Anirban has a secret friend too, but in London, by the name Georgina Abbott, who is apparent to Ira only on Facebook by a profile picture and she feels threatened by her presence in her husband's life. She knows that they meet when he travels to the UK once a year, but falls short of accusing him of infidelity. On one such visit to the Oxford University to deliver a few lectures, Anirban dies in his sleep - shortly after Ira has wished him on his birthday, and the news is relayed to Ira by Georgina. Tarikh then charts the reactions of Ira, Rudra, Niharika, the rest of the family and Anirban's students and friends after his death. Ira's discovery of Georgina by mere chance is meant to be an eye opener to her and to project how conscious, honest and unique her husband was, but it doesn't inspire.

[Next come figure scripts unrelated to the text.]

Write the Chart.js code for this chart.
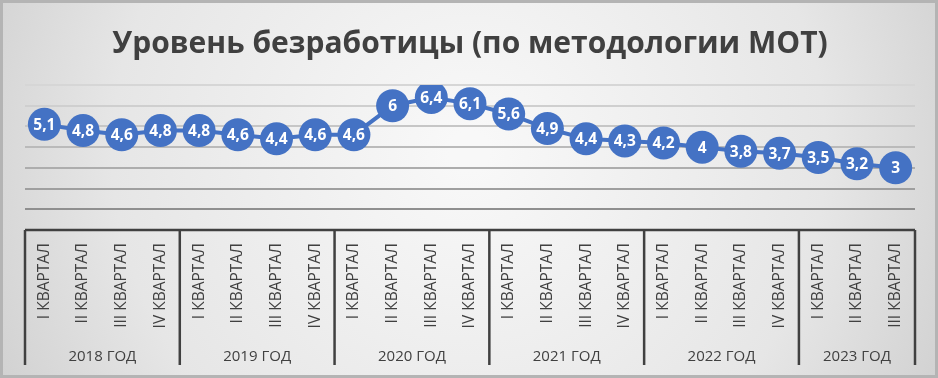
<!DOCTYPE html>
<html>
<head>
<meta charset="utf-8">
<script src="https://cdn.jsdelivr.net/npm/chart.js@4.4.1/dist/chart.umd.min.js"></script>
<style>
  html, body { margin: 0; padding: 0; background: #e6e6e6; }
  #wrap { width: 938px; height: 378px; position: relative; }
</style>
</head>
<body>
<div id="wrap"><canvas id="chart" width="938" height="378"></canvas></div>
<script>
const TITLE = 'Уровень безработицы (по методологии МОТ)';
const quarters = [
  'I КВАРТАЛ', 'II КВАРТАЛ', 'III КВАРТАЛ', 'IV КВАРТАЛ',
  'I КВАРТАЛ', 'II КВАРТАЛ', 'III КВАРТАЛ', 'IV КВАРТАЛ',
  'I КВАРТАЛ', 'II КВАРТАЛ', 'III КВАРТАЛ', 'IV КВАРТАЛ',
  'I КВАРТАЛ', 'II КВАРТАЛ', 'III КВАРТАЛ', 'IV КВАРТАЛ',
  'I КВАРТАЛ', 'II КВАРТАЛ', 'III КВАРТАЛ', 'IV КВАРТАЛ',
  'I КВАРТАЛ', 'II КВАРТАЛ', 'III КВАРТАЛ'
];
const years = ['2018 ГОД', '2019 ГОД', '2020 ГОД', '2021 ГОД', '2022 ГОД', '2023 ГОД'];
const yearSizes = [4, 4, 4, 4, 4, 3];
const unemployment = [
  5.1, 4.8, 4.6, 4.8,
  4.8, 4.6, 4.4, 4.6,
  4.6, 6, 6.4, 6.1,
  5.6, 4.9, 4.4, 4.3,
  4.2, 4, 3.8, 3.7,
  3.5, 3.2, 3
];

const BLUE = '#4472C4';
const TEXT = '#404040';
const gridColors = ['rgba(0,0,0,0)', '#8f8f8f', '#9f9f9f', '#adadad', '#bababa', '#c6c6c6', '#cfcfcf', '#d6d6d6'];

const fmt = v => String(v).replace('.', ',');

const decor = {
  id: 'decor',
  beforeDraw(chart) {
    const { ctx, width, height } = chart;
    ctx.save();
    const g = ctx.createRadialGradient(width / 2, height * 0.4, 20, width / 2, height * 0.4, width * 0.62);
    g.addColorStop(0, '#f8f8f8');
    g.addColorStop(0.6, '#e6e6e6');
    g.addColorStop(1, '#cacaca');
    ctx.fillStyle = g;
    ctx.fillRect(0, 0, width, height);
    ctx.strokeStyle = '#b4b4b4';
    ctx.lineWidth = 4;
    ctx.strokeRect(1, 1, width - 2, height - 2);
    ctx.fillStyle = TEXT;
    ctx.font = 'bold 30px "Open Sans"';
    ctx.textAlign = 'center';
    ctx.textBaseline = 'middle';
    ctx.fillText(TITLE, 470, 44);
    ctx.restore();
  },
  beforeDatasetsDraw(chart) {
    const { ctx, chartArea: a, scales: { x } } = chart;
    ctx.save();
    // axis box
    ctx.strokeStyle = TEXT;
    ctx.lineWidth = 2.5;
    ctx.beginPath();
    ctx.moveTo(a.left, a.bottom);
    ctx.lineTo(a.right, a.bottom);
    ctx.stroke();
    const half = (x.getPixelForValue(1) - x.getPixelForValue(0)) / 2;
    let idx = 0;
    const bounds = [a.left];
    yearSizes.forEach(n => { idx += n; bounds.push(x.getPixelForValue(idx - 1) + half); });
    bounds.forEach(bx => {
      ctx.beginPath();
      ctx.moveTo(bx, a.bottom);
      ctx.lineTo(bx, a.bottom + 135);
      ctx.stroke();
    });
    // quarter labels
    ctx.fillStyle = TEXT;
    ctx.font = '15.5px "Open Sans"';
    ctx.textAlign = 'right';
    ctx.textBaseline = 'middle';
    quarters.forEach((q, i) => {
      ctx.save();
      ctx.translate(x.getPixelForValue(i), a.bottom + 13);
      ctx.rotate(-Math.PI / 2);
      ctx.fillText(q, 0, 0);
      ctx.restore();
    });
    // year labels
    ctx.font = '15px "Open Sans"';
    ctx.textAlign = 'center';
    years.forEach((yr, i) => {
      ctx.fillText(yr, (bounds[i] + bounds[i + 1]) / 2, a.bottom + 127);
    });
    ctx.restore();
  },
  afterDatasetsDraw(chart) {
    const { ctx } = chart;
    const meta = chart.getDatasetMeta(0);
    ctx.save();
    ctx.fillStyle = '#ffffff';
    ctx.font = 'bold 15.5px "Open Sans"';
    ctx.textAlign = 'center';
    ctx.textBaseline = 'middle';
    meta.data.forEach((pt, i) => ctx.fillText(fmt(unemployment[i]), pt.x, pt.y + 1));
    ctx.restore();
  }
};

new Chart(document.getElementById('chart'), {
  type: 'line',
  data: {
    labels: quarters,
    datasets: [{
      data: unemployment,
      borderColor: BLUE,
      borderWidth: 4,
      backgroundColor: BLUE,
      pointBackgroundColor: BLUE,
      pointBorderWidth: 0,
      pointRadius: 16.5,
      pointHoverRadius: 16.5,
      tension: 0,
      fill: false
    }]
  },
  options: {
    responsive: false,
    animation: false,
    layout: { padding: { left: 25, right: 23, top: 85, bottom: 0 } },
    plugins: { legend: { display: false }, tooltip: { enabled: false }, title: { display: false } },
    scales: {
      x: {
        offset: true,
        grid: { display: false },
        border: { display: false },
        ticks: { display: false },
        afterFit: s => { s.height = 148; }
      },
      y: {
        min: 0, max: 7,
        ticks: { display: false, stepSize: 1 },
        border: { display: false },
        grid: { drawTicks: false, lineWidth: 2, color: c => gridColors[c.tick.value] || '#d6d6d6' },
        afterFit: s => { s.width = 0; }
      }
    }
  },
  plugins: [decor]
});
</script>
</body>
</html>
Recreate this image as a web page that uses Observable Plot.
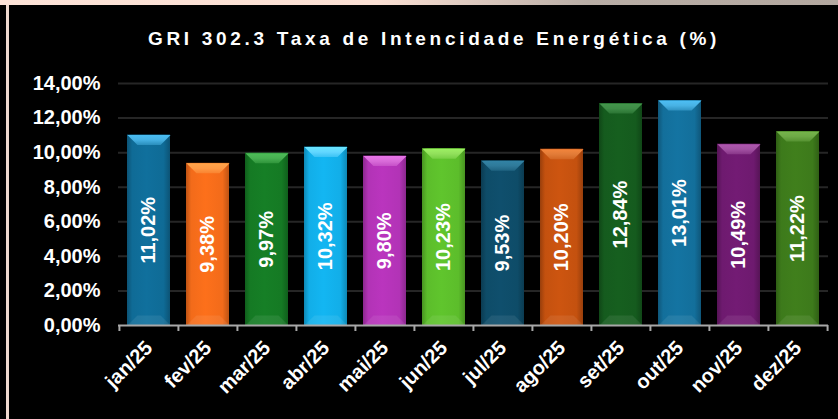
<!DOCTYPE html>
<html><head><meta charset="utf-8">
<script src="https://cdn.jsdelivr.net/npm/d3@7"></script>
<script src="https://cdn.jsdelivr.net/npm/@observablehq/plot@0.6"></script>
<style>
html,body{margin:0;padding:0;background:#000;width:838px;height:419px;overflow:hidden;}
#wrap{position:relative;width:838px;height:419px;background:#000;overflow:hidden;font-family:"Liberation Sans",Arial,sans-serif;}
#topstrip{position:absolute;left:0;top:0;width:838px;height:5px;background:linear-gradient(90deg,#fde3d8 0%,#fbe0d4 45%,#b9aea6 70%,#b3a8a0 100%);z-index:2;}
#leftline{position:absolute;left:6px;top:5px;width:3px;height:414px;background:#efd9cf;z-index:2;}
#title{position:absolute;left:434px;top:29px;transform:translateX(-50%);white-space:nowrap;color:#fff;font-weight:bold;font-size:19px;line-height:19px;letter-spacing:3.7px;z-index:2;}
#chart{position:absolute;left:0;top:0;}
</style>
</head><body>
<div id="wrap">
  <div id="topstrip"></div>
  <div id="leftline"></div>
  <div id="title">GRI 302.3 Taxa de Intencidade Energética (%)</div>
  <div id="chart"></div>
</div>
<script>
const months = ["jan/25","fev/25","mar/25","abr/25","mai/25","jun/25","jul/25","ago/25","set/25","out/25","nov/25","dez/25"];
const values = [11.02, 9.38, 9.97, 10.32, 9.80, 10.23, 9.53, 10.20, 12.84, 13.01, 10.49, 11.22];
const yTicks = [0, 2, 4, 6, 8, 10, 12, 14];
const barColors = ["#0f6b96","#f26b1a","#157a24","#12aee8","#b233b6","#5cbd2b","#0e4c68","#c4510f","#155b1e","#136f9b","#6e1a6f","#3d7a1b"];
const bevelColors = ["#45b0e2","#ff9a45","#48b052","#62d6ff","#d96cd9","#92e05c","#2f7a9a","#e27c38","#3f8c47","#48b2e4","#a352a3","#6da946"];

const data = months.map((m, i) => ({month: m, value: values[i], i}));
const fmt = v => v.toFixed(2).replace(".", ",") + "%";

const W = 838, H = 419, ML = 118, MR = 10, MT = 83, MB = 94;
const step = (W - ML - MR) / months.length;
const inset = 8;
const hw = (step - 2 * inset) / 2;
const bev = 10;
const topSym = {draw(ctx) { ctx.moveTo(-hw, 0); ctx.lineTo(hw, 0); ctx.lineTo(hw - bev, bev); ctx.lineTo(-hw + bev, bev); ctx.closePath(); }};
const botSym = {draw(ctx) { ctx.moveTo(-hw, 0); ctx.lineTo(hw, 0); ctx.lineTo(hw - bev, -bev); ctx.lineTo(-hw + bev, -bev); ctx.closePath(); }};

const chart = Plot.plot({
  width: W, height: H,
  marginLeft: ML, marginRight: MR, marginTop: MT, marginBottom: MB,
  style: {background: "transparent", fontFamily: "'Liberation Sans', Arial, sans-serif", color: "#fff"},
  x: {type: "band", domain: months, padding: 0, label: null},
  y: {domain: [0, 14], label: null},
  color: {type: "identity"},
  marks: [
    Plot.ruleY(yTicks.filter(t => t > 0), {stroke: "#262626", strokeWidth: 2}),
    Plot.barY(data, {x: "month", y: "value", insetLeft: inset, insetRight: inset, fill: d => `url(#bar${d.i})`}),
    Plot.dot(data, {x: "month", y: "value", symbol: topSym, r: 3, fill: d => `url(#top${d.i})`, stroke: null}),
    Plot.dot(data, {x: "month", y: () => 0, symbol: botSym, r: 3, fill: "rgba(255,255,255,0.08)", stroke: null}),
    Plot.ruleY([0], {stroke: "#a8a8a8", strokeWidth: 2}),
    Plot.ruleX(months, {x: d => d, y1: 0, y2: 0, insetBottom: -6, dx: -step / 2, stroke: "#a8a8a8", strokeWidth: 2}),
    Plot.ruleX(months.slice(-1), {x: d => d, y1: 0, y2: 0, insetBottom: -6, dx: step / 2, stroke: "#a8a8a8", strokeWidth: 2}),
    Plot.text(data, {x: "month", y: d => d.value / 2, text: d => fmt(d.value), rotate: -90, fill: "#fff", fontSize: 20, fontWeight: "bold"}),
    Plot.axisY({ticks: yTicks, tickSize: 0, tickPadding: 18, tickFormat: fmt, fontSize: 20, fontWeight: "bold", fill: "#fff", label: null}),
    Plot.axisX({tickSize: 0, tickPadding: 19, tickRotate: -45, fontSize: 20, fontWeight: "bold", fill: "#fff", label: null})
  ]
});

const svg = d3.select(chart);
const defs = svg.insert("defs", ":first-child");
barColors.forEach((c, i) => {
  const base = d3.color(c);
  const g = defs.append("linearGradient").attr("id", `bar${i}`).attr("x1", 0).attr("y1", 0).attr("x2", 1).attr("y2", 0);
  [[0, base.darker(0.7)], [0.12, base], [0.45, base.brighter(0.12)], [0.85, base], [1, base.darker(0.7)]].forEach(([o, col]) => {
    g.append("stop").attr("offset", o).attr("stop-color", col.formatHex());
  });
  const t = defs.append("linearGradient").attr("id", `top${i}`).attr("x1", 0).attr("y1", 0).attr("x2", 0).attr("y2", 1);
  const b = d3.color(bevelColors[i]);
  [[0, b.brighter(0.2)], [0.5, b], [1, d3.interpolateRgb(b, base)(0.5)]].forEach(([o, col]) => {
    t.append("stop").attr("offset", o).attr("stop-color", d3.color(col).formatHex());
  });
});
document.getElementById("chart").appendChild(chart);
</script>
</body></html>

Churni Ganguly is at the helm of this movie, but I failed to gather her real objective. Whether it was about portraying the positive aspects of social media (Facebook in particular), or was it about a triangular love story or was the the film meant to showcase a unique personality steeped in simplicity and philosophy about life and death, remains open to interpretation. I ended up rather confused about the several mixed messages and preachings in the form of an art house film, instead of being impressed. The format of the film appeared to be a distraction, constantly moving forward and back with dates and incidents instead of underlining the title. The Performances of Saswata, Raima and Ritwick are praiseworthy though.